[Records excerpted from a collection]
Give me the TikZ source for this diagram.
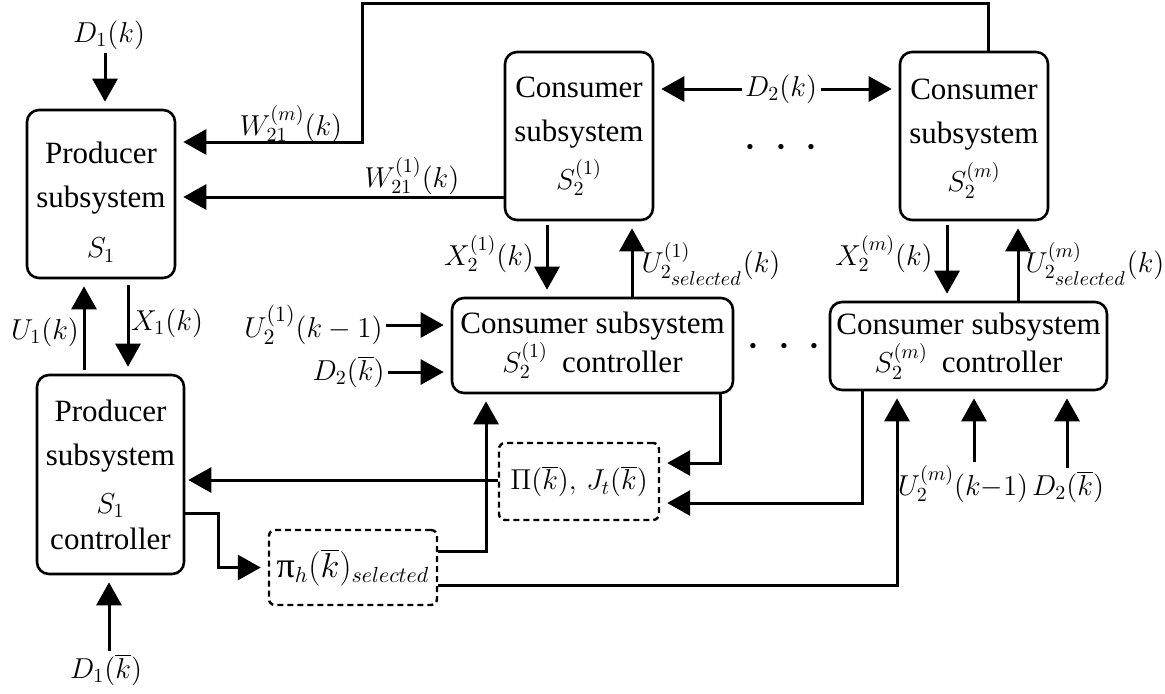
\documentclass[tikz,border=0pt]{standalone}
\usepackage[no-math]{fontspec}
\setmainfont{Liberation Serif}
\usetikzlibrary{arrows.meta}
\newcommand{\bxfont}{\fontsize{15.5}{22}\selectfont}
\newcommand{\cxfont}{\fontsize{15.5}{17.5}\selectfont}
\newcommand{\lbfont}{\fontsize{14}{17}\selectfont}
\begin{document}
\begin{tikzpicture}[x=0.5pt,y=-0.5pt,
  line width=1.5pt,
  arr/.style={-{Triangle[length=11.5pt,width=12.5pt]}, shorten >=3.5pt},
  box/.style={draw, line width=1.3pt, rounded corners=6pt, align=center, inner sep=0pt, font=\bxfont},
  cbox/.style={box, font=\cxfont},
  dbox/.style={draw, line width=1.2pt, dash pattern=on 3pt off 2pt, rounded corners=3pt, inner sep=0pt, font=\lbfont},
  lbl/.style={inner sep=1pt, font=\lbfont}]
\useasboundingbox (0,0) rectangle (1165,693);
% boxes
\node[box, minimum width=74pt, minimum height=84pt] (P) at (101,194) {\rule{0pt}{19pt}Producer\\subsystem\\[3pt]{\lbfont$S_1$}};
\node[box, minimum width=74pt, minimum height=84pt] (S1) at (579,136) {Consumer\\subsystem\\[2pt]{\lbfont$S_2^{(1)}$}};
\node[box, minimum width=74pt, minimum height=84pt] (Sm) at (974,136) {\rule{0pt}{13pt}Consumer\\subsystem\\[2pt]{\lbfont$S_2^{(m)}$}};
\node[cbox, minimum width=140.5pt, minimum height=47.5pt] (C1) at (592.5,345.5) {Consumer subsystem\\{\lbfont$S_2^{(1)}$}\hspace{7pt}controller};
\node[cbox, minimum width=138.5pt, minimum height=44pt] (Cm) at (968.5,346) {Consumer subsystem\\{\lbfont$S_2^{(m)}$}\hspace{7pt}controller};
\node[box, minimum width=73.5pt, minimum height=99.5pt] (PC) at (110.5,474.5) {Producer\\subsystem\\[2pt]{\lbfont$S_1$}\\[-4pt]controller};
\node[dbox, minimum width=84pt, minimum height=37.5pt, font=\fontsize{16}{18}\selectfont] (Pi) at (353,567.5) {{\fontsize{18}{18}\selectfont π}$_h(\overline{k})_{selected}$};
\node[dbox, minimum width=80pt, minimum height=38.5pt] (PJ) at (579,481.5) {$\Pi(\overline{k}),\,J_t(\overline{k})$};
% labels
\node[lbl] (d1k) at (109,35) {$D_1(k)$};
\node[lbl] (w2m) at (291,124) {$W_{21}^{(m)}(k)$};
\node[lbl] (w21) at (412,176) {$W_{21}^{(1)}(k)$};
\node[lbl] (d2k) at (781,89) {$D_2(k)$};
\node[font=\fontsize{26}{26}\selectfont, inner sep=0pt] (dots1) at (781,148) {$\cdot$\hspace{8.3pt}$\cdot$\hspace{8.3pt}$\cdot$};
\node[font=\fontsize{26}{26}\selectfont, inner sep=0pt] (dots2) at (784,347) {$\cdot$\hspace{8.3pt}$\cdot$\hspace{8.3pt}$\cdot$};
\node[lbl] (x21) at (489,254) {$X_2^{(1)}(k)$};
\node[lbl] (u21) at (711,264) {$U^{(1)}_{2_{\scriptstyle selected}}(k)$};
\node[lbl] (x2m) at (884,254) {$X_2^{(m)}(k)$};
\node[lbl] (u2m) at (1095,264) {$U^{(m)}_{2_{\scriptstyle selected}}(k)$};
\node[lbl] (u1k) at (45,332) {$U_1(k)$};
\node[lbl] (x1k) at (167,323) {$X_1(k)$};
\node[lbl, anchor=east, font=\fontsize{15}{17}\selectfont] (u2p) at (386,325) {$U_2^{(1)}(k-1)$};
\node[lbl, anchor=east] (d2b) at (388,372) {$D_2(\overline{k})$};
\node[lbl] (u2mk) at (963,484) {$U_2^{(m)}(k\mathrm{-}1)$};
\node[lbl] (d2b2) at (1068,487) {$D_2(\overline{k})$};
\node[lbl] (d1b) at (106,670) {$D_1(\overline{k})$};
% connectors
\draw[arr] ([xshift=-2pt]d1k.south) -- ([xshift=-2pt]d1k.south |- P.north);
\draw[arr] (Sm.north -| 988,0) -- (988,3) -- (362,3) -- (362,142) -- (P.east |- 0,142);
\draw[arr] (S1.west |- 0,197) -- (P.east |- 0,197);
\draw[arr] (d2k.west) -- (S1.east |- d2k.west);
\draw[arr] (d2k.east) -- (Sm.west |- d2k.east);
\draw[arr, shorten <=2pt] (S1.south -| 547,0) -- (C1.north -| 547,0);
\draw[arr] (C1.north -| 632,0) -- (S1.south -| 632,0);
\draw[arr, shorten <=2pt] (Sm.south -| 947,0) -- (Cm.north -| 947,0);
\draw[arr] (Cm.north -| 1018,0) -- (Sm.south -| 1018,0);
\draw[arr, shorten <=2pt] (PC.north -| 84,0) -- (P.south -| 84,0);
\draw[arr, shorten <=3pt] (P.south -| 128,0) -- (PC.north -| 128,0);
\draw[arr] (u2p.east) -- (C1.west |- u2p.east);
\draw[arr] (d2b.east) -- (C1.west |- d2b.east);
\draw[arr] (PC.east |- 0,513) -- (218,513) -- (218,567.5) -- (Pi.west);
\draw[arr, shorten >=1.5pt] (PJ.west |- 0,480) -- (PC.east |- 0,480);
\draw[arr] (Pi.east |- 0,551) -- (486,551) -- (C1.south -| 486,0);
\draw[arr] (Pi.east |- 0,585) -- (897,585) -- (Cm.south -| 897,0);
\draw[arr] (C1.south -| 720,0) -- (720,463) -- (PJ.east |- 0,463);
\draw[arr] (Cm.south -| 862,0) -- (862,503) -- (PJ.east |- 0,503);
\draw[arr] (u2mk.north -| 974,0) -- (Cm.south -| 974,0);
\draw[arr] (d2b2.north -| 1067,0) -- (Cm.south -| 1067,0);
\draw[arr] (d1b.north -| 109,0) -- (PC.south -| 109,0);
\end{tikzpicture}
\end{document}
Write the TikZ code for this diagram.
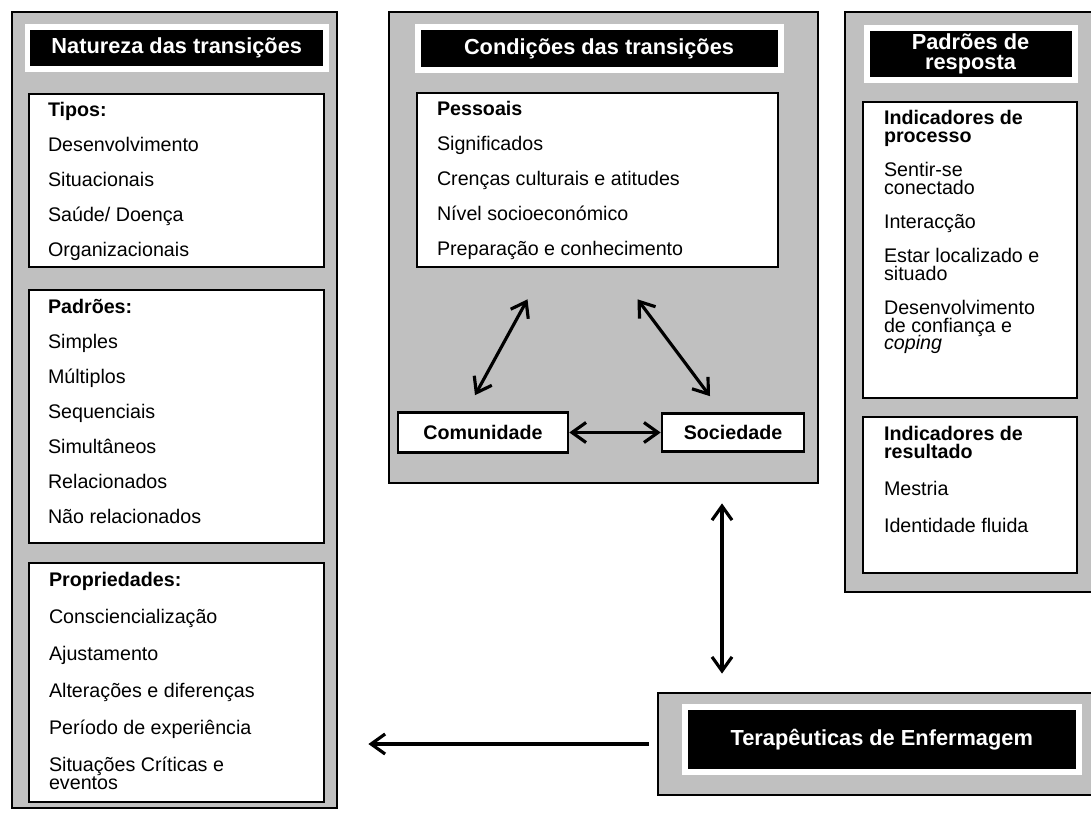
\documentclass[tikz,border=0pt]{standalone}
\usepackage{fontspec}
\setmainfont{Liberation Sans}
\usetikzlibrary{positioning,arrows.meta}
\definecolor{panelgray}{RGB}{192,192,192}
\newcommand{\wrapline}{\\[-0.34cm]}

\begin{document}
\begin{tikzpicture}[x=0.02cm,y=-0.02cm,
    sized/.style 2 args={minimum width=#1*0.02cm,minimum height=#2*0.02cm}]
  \tikzstyle{panel} = [draw,line width=1.6pt,fill=panelgray,inner sep=0pt]
  \tikzstyle{box} = [draw,line width=1.5pt,fill=white,inner sep=0pt]
  \tikzstyle{title} = [draw=white,line width=0.12cm,fill=black,text=white,inner sep=0pt,align=center,font=\fontsize{12.4}{11}\selectfont\bfseries]
  \tikzstyle{list} = [inner sep=0pt,align=left,font=\fontsize{11.2}{19.9}\selectfont]
  \tikzstyle{tag} = [box,text height=8pt,text depth=0pt,font=\fontsize{11.2}{12}\selectfont\bfseries]
  \tikzstyle{link} = [line width=1.8pt,{Straight Barb[length=0.28cm,width=0.4cm]}-{Straight Barb[length=0.28cm,width=0.4cm]}]

  \useasboundingbox (0,0) rectangle (1091,812);

  % panels
  \node[panel,sized={325}{796}] (nat) at (174.5,410) {};
  \node[panel,sized={429}{471}] (cond) at (603.5,247.5) {};
  \node[panel,sized={250}{580}] (resp) at (970,302) {};
  \node[panel,sized={437}{102}] (ter) at (876.5,744) {};

  % titles
  \node[title,sized={298.5}{41.5}] (natT) at (176.75,47.75) {Natureza das transições};
  \node[title,sized={363}{43}] (condT) at (599,48.5) {Condições das transições};
  \node[title,sized={208}{51.5}] (respT) at (970.5,53.75) {Padrões de\\resposta};
  \node[title,sized={393.5}{64.5}] (terT) at (881.75,739.25) {Terapêuticas de Enfermagem};

  % natureza
  \node[box,sized={295}{173}] (tipos) at (176.5,180.5) {};
  \node[box,sized={295}{253}] (padr) at (176.5,416.5) {};
  \node[box,sized={295}{239}] (prop) at (176.5,682.5) {};
  \node[list,below right=0.18cm and 0.4cm of tipos.north west] (tiposL) {\textbf{Tipos:}\\ Desenvolvimento\\ Situacionais\\ Saúde/ Doença\\ Organizacionais};
  \node[list,below right=0.2cm and 0.4cm of padr.north west] (padrL) {\textbf{Padrões:}\\ Simples\\ Múltiplos\\ Sequenciais\\ Simultâneos\\ Relacionados\\ Não relacionados};
  \node[list,below right=0.2cm and 0.42cm of prop.north west] (propL) {\textbf{Propriedades:}\\[0.04cm] Consciencialização\\[0.04cm] Ajustamento\\[0.04cm] Alterações e diferenças\\[0.04cm] Período de experiência\\[0.04cm] Situações Críticas e\wrapline eventos};

  % condicoes
  \node[box,sized={361}{174}] (pess) at (597.5,180) {};
  \node[list,below right=0.18cm and 0.42cm of pess.north west] (pessL) {\textbf{Pessoais}\\ Significados\\ Crenças culturais e atitudes\\ Nível socioeconómico\\ Preparação e conhecimento};
  \node[tag,sized={170}{40}] (comu) at (483,432.5) {Comunidade};
  \node[tag,sized={142}{38}] (soc) at (733,432.5) {Sociedade};

  % resposta
  \node[box,sized={214}{296}] (proc) at (970,250) {};
  \node[box,sized={214}{156}] (res) at (970,495) {};
  \node[list,below right=0.18cm and 0.44cm of proc.north west] (procL) {\textbf{Indicadores de}\wrapline\textbf{processo}\\[-0.02cm] Sentir-se\wrapline conectado\\[-0.02cm] Interacção\\[-0.02cm] Estar localizado e\wrapline situado\\[-0.02cm] Desenvolvimento\wrapline de confiança e\wrapline\textit{coping}};
  \node[list,below right=0.2cm and 0.44cm of res.north west] (resL) {\textbf{Indicadores de}\wrapline\textbf{resultado}\\[0.04cm] Mestria\\[0.04cm] Identidade fluida};

  % arrows
  \draw[link] ([shift={(-8,-16)}]comu.north) -- ([shift={(-70,31)}]pess.south);
  \draw[link] ([shift={(-23,-16)}]soc.north) -- ([shift={(40,31)}]pess.south);
  \draw[link] (comu) -- (soc);
  \coordinate (vx) at (722,0);
  \draw[link,shorten <=0.38cm,shorten >=0.36cm] (cond.south -| vx) -- (ter.north -| vx);
  \draw[line width=1.8pt,-{Straight Barb[length=0.28cm,width=0.4cm]},shorten <=0.16cm,shorten >=0.6cm] (ter.west) -- (ter.west -| nat.east);
\end{tikzpicture}
\end{document}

**The problem**. In the listing above, find the line containing "Write the TikZ code for this diagram." and the line containing "(terT) at (881.75,739.25)". Print those two lines and every line between them exactly, with no pictures.

**Solution for this task**.
Write the TikZ code for this diagram.
\documentclass[tikz,border=0pt]{standalone}
\usepackage{fontspec}
\setmainfont{Liberation Sans}
\usetikzlibrary{positioning,arrows.meta}
\definecolor{panelgray}{RGB}{192,192,192}
\newcommand{\wrapline}{\\[-0.34cm]}

\begin{document}
\begin{tikzpicture}[x=0.02cm,y=-0.02cm,
    sized/.style 2 args={minimum width=#1*0.02cm,minimum height=#2*0.02cm}]
  \tikzstyle{panel} = [draw,line width=1.6pt,fill=panelgray,inner sep=0pt]
  \tikzstyle{box} = [draw,line width=1.5pt,fill=white,inner sep=0pt]
  \tikzstyle{title} = [draw=white,line width=0.12cm,fill=black,text=white,inner sep=0pt,align=center,font=\fontsize{12.4}{11}\selectfont\bfseries]
  \tikzstyle{list} = [inner sep=0pt,align=left,font=\fontsize{11.2}{19.9}\selectfont]
  \tikzstyle{tag} = [box,text height=8pt,text depth=0pt,font=\fontsize{11.2}{12}\selectfont\bfseries]
  \tikzstyle{link} = [line width=1.8pt,{Straight Barb[length=0.28cm,width=0.4cm]}-{Straight Barb[length=0.28cm,width=0.4cm]}]

  \useasboundingbox (0,0) rectangle (1091,812);

  % panels
  \node[panel,sized={325}{796}] (nat) at (174.5,410) {};
  \node[panel,sized={429}{471}] (cond) at (603.5,247.5) {};
  \node[panel,sized={250}{580}] (resp) at (970,302) {};
  \node[panel,sized={437}{102}] (ter) at (876.5,744) {};

  % titles
  \node[title,sized={298.5}{41.5}] (natT) at (176.75,47.75) {Natureza das transições};
  \node[title,sized={363}{43}] (condT) at (599,48.5) {Condições das transições};
  \node[title,sized={208}{51.5}] (respT) at (970.5,53.75) {Padrões de\\resposta};
  \node[title,sized={393.5}{64.5}] (terT) at (881.75,739.25) {Terapêuticas de Enfermagem};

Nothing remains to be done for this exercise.